### Recorded data
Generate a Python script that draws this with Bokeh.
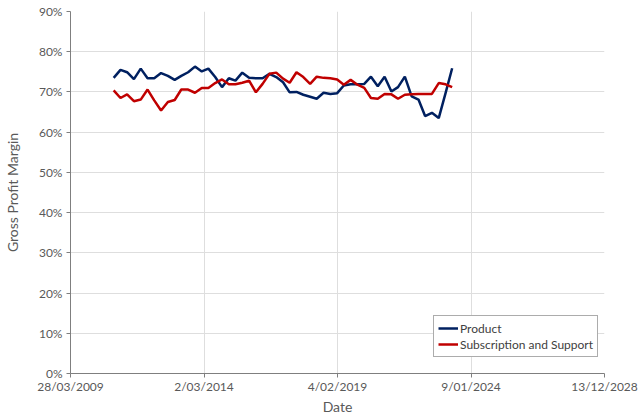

---

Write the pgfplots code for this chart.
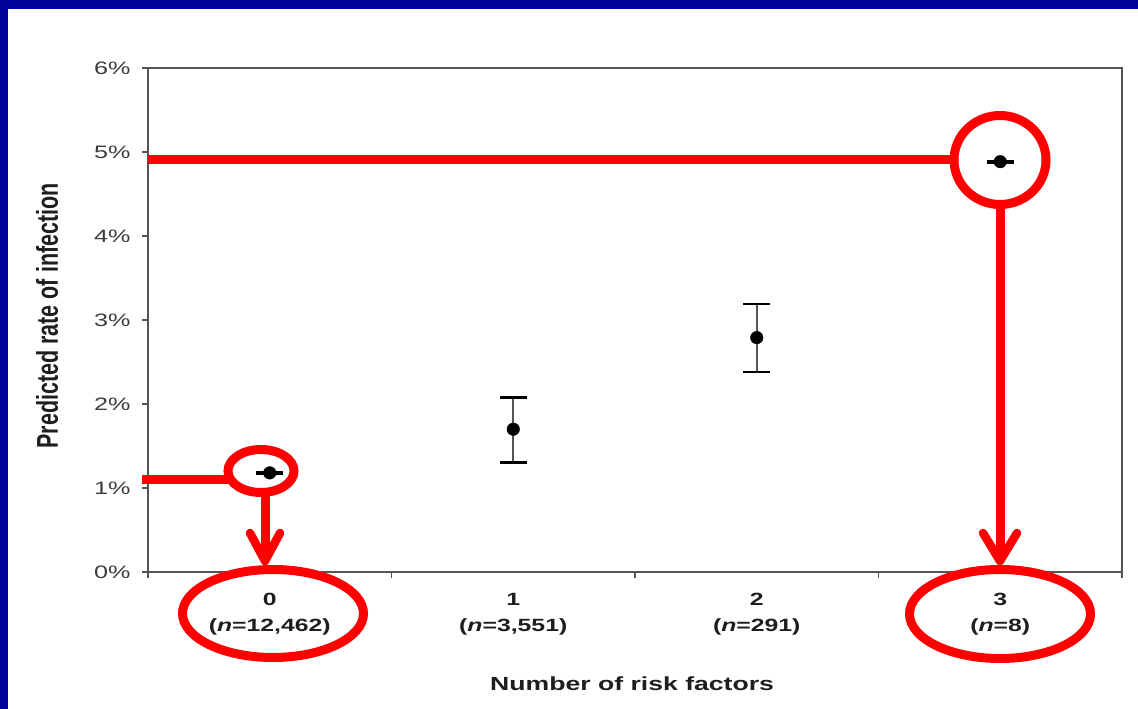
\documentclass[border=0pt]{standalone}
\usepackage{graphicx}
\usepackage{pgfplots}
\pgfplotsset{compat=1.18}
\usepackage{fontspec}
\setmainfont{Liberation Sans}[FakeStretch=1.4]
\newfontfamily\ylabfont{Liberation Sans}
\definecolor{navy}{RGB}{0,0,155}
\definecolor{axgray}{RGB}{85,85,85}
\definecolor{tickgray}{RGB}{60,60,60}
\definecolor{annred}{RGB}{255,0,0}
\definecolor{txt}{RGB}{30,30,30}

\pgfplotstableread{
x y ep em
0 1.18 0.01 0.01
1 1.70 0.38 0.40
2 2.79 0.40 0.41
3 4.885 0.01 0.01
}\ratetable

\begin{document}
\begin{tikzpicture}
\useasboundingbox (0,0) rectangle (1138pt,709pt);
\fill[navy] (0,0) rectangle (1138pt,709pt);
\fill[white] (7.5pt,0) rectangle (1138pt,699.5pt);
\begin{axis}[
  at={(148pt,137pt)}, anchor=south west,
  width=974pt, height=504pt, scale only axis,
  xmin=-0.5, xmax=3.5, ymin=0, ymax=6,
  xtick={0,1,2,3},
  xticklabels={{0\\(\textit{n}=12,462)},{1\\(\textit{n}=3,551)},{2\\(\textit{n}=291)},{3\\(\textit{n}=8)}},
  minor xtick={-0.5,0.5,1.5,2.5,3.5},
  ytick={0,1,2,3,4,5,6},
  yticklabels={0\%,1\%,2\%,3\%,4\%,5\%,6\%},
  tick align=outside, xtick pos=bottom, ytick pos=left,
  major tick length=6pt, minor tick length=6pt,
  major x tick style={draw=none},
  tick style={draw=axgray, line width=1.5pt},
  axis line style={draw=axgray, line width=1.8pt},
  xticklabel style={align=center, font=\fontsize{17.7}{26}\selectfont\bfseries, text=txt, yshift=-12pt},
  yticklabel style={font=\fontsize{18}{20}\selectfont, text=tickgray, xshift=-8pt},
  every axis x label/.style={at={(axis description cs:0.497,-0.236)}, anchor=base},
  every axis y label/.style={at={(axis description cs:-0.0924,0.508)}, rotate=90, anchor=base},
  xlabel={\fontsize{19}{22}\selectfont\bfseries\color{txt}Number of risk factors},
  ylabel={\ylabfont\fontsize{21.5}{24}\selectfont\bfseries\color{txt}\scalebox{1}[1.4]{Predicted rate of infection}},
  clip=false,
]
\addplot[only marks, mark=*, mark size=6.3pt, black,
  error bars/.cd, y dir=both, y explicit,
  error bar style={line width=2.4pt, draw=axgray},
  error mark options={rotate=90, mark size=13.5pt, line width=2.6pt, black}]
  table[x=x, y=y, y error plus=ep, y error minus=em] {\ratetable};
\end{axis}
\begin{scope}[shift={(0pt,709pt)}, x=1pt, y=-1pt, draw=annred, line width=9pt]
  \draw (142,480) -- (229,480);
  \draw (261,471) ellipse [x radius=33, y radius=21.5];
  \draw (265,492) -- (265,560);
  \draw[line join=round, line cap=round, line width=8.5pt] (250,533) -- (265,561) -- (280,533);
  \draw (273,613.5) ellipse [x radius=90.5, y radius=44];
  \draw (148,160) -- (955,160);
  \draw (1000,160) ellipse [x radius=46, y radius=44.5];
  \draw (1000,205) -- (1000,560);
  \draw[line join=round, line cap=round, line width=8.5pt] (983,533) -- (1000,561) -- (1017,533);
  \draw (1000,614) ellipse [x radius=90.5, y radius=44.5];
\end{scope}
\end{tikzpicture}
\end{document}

...

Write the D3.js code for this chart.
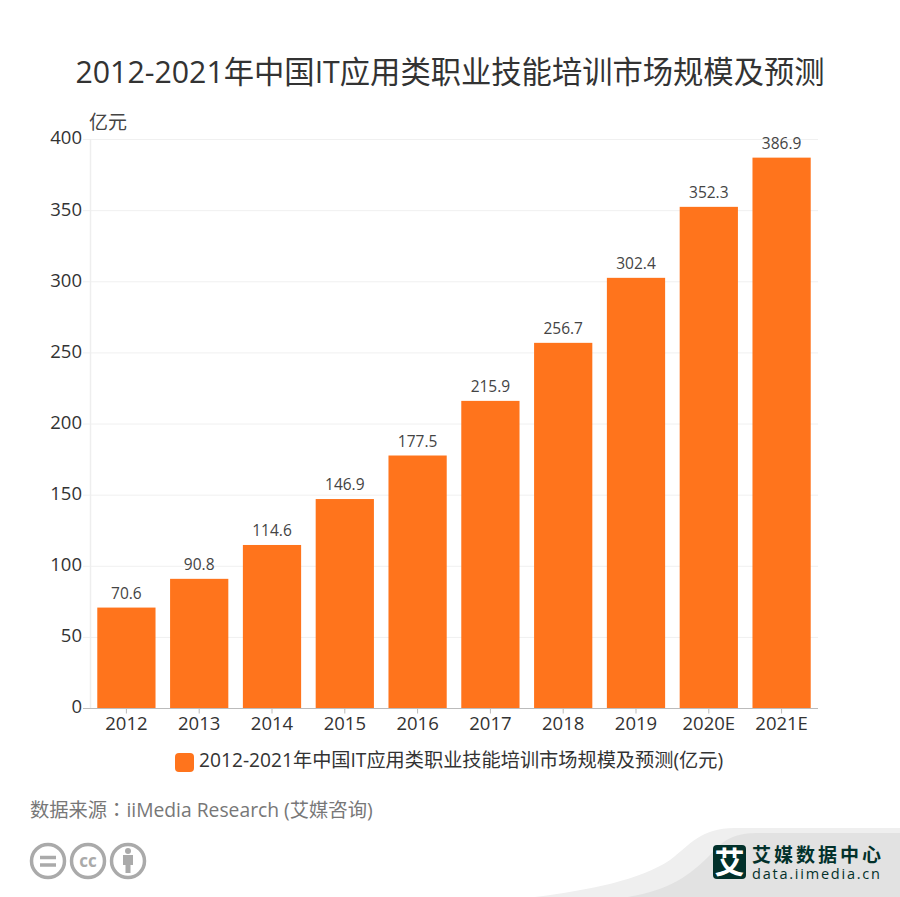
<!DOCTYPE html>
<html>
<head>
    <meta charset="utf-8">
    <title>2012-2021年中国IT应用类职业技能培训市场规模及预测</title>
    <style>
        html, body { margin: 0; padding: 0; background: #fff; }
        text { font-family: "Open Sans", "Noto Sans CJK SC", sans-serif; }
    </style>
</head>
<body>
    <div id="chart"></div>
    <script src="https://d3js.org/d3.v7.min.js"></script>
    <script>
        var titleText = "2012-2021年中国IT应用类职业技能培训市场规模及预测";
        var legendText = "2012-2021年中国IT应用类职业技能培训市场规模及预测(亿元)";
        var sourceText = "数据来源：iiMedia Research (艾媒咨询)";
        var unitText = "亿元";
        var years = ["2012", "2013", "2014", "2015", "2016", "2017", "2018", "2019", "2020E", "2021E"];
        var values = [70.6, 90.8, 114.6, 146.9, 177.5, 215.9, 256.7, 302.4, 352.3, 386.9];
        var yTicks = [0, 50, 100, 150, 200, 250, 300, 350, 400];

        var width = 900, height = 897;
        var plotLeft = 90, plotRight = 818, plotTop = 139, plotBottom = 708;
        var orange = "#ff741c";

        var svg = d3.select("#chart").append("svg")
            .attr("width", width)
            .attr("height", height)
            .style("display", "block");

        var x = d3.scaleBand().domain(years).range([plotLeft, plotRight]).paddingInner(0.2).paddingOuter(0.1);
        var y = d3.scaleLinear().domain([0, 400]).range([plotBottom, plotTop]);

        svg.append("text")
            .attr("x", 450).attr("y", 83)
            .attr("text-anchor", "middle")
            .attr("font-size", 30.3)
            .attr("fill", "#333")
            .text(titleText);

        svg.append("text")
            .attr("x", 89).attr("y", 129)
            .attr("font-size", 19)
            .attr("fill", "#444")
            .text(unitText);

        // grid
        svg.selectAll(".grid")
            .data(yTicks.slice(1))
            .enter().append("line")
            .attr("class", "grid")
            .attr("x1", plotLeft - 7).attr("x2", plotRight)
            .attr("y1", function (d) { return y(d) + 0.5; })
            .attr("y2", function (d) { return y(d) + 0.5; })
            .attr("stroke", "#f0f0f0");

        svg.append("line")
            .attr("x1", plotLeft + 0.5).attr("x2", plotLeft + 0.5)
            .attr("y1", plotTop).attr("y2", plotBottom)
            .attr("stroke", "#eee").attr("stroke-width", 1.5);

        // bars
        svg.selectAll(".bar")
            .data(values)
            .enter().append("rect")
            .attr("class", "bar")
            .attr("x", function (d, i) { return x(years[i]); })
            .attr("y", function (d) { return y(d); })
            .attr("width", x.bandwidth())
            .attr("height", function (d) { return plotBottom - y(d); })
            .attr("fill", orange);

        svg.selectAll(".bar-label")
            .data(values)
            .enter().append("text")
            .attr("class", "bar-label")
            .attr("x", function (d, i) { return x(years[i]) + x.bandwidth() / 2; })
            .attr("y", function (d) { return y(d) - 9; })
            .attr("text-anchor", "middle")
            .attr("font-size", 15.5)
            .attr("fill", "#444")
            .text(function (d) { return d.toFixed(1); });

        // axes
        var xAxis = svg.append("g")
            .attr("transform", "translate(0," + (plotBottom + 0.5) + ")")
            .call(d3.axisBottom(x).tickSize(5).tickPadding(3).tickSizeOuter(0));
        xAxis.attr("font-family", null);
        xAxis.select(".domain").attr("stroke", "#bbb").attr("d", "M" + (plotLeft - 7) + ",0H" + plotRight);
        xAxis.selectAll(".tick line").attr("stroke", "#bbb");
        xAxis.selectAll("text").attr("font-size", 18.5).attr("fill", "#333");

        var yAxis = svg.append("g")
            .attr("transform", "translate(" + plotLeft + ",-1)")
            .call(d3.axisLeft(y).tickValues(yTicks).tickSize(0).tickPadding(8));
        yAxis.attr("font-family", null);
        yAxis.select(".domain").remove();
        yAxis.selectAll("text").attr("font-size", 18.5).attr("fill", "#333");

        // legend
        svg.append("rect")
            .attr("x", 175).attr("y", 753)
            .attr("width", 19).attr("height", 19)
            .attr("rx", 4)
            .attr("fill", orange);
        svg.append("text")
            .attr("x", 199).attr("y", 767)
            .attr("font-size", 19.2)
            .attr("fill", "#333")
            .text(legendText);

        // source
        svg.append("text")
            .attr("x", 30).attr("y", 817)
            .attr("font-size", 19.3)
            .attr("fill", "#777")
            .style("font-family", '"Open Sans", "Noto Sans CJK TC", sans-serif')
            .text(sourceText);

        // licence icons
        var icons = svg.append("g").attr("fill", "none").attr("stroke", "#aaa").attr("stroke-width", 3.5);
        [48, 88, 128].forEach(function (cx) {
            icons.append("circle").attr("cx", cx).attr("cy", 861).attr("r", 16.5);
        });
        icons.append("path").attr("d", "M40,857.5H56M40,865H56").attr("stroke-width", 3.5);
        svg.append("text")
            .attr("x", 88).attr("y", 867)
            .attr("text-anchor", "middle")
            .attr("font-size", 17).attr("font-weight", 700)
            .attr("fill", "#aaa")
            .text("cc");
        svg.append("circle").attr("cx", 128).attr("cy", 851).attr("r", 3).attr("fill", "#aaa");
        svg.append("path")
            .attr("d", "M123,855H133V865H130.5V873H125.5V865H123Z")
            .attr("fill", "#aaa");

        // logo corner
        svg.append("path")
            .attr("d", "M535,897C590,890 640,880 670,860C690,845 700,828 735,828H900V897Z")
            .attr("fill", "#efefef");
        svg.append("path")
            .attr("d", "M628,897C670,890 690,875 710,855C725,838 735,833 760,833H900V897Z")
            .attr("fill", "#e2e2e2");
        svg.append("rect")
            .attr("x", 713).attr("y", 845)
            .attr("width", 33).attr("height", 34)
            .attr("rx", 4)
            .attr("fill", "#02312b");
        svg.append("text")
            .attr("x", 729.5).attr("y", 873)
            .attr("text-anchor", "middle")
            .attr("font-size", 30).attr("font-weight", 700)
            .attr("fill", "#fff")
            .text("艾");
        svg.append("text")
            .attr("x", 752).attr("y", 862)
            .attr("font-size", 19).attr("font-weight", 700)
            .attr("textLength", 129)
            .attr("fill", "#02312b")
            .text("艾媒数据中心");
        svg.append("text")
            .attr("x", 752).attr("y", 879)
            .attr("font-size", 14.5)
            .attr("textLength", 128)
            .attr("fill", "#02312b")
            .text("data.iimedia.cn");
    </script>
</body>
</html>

### What you are asked to do
Search the lines above for the string "chart", then show every one that has it.

### Result below
Write the pgfplots code for this chart.
Write the D3.js code for this chart.
    <div id="chart"></div>
        var svg = d3.select("#chart").append("svg")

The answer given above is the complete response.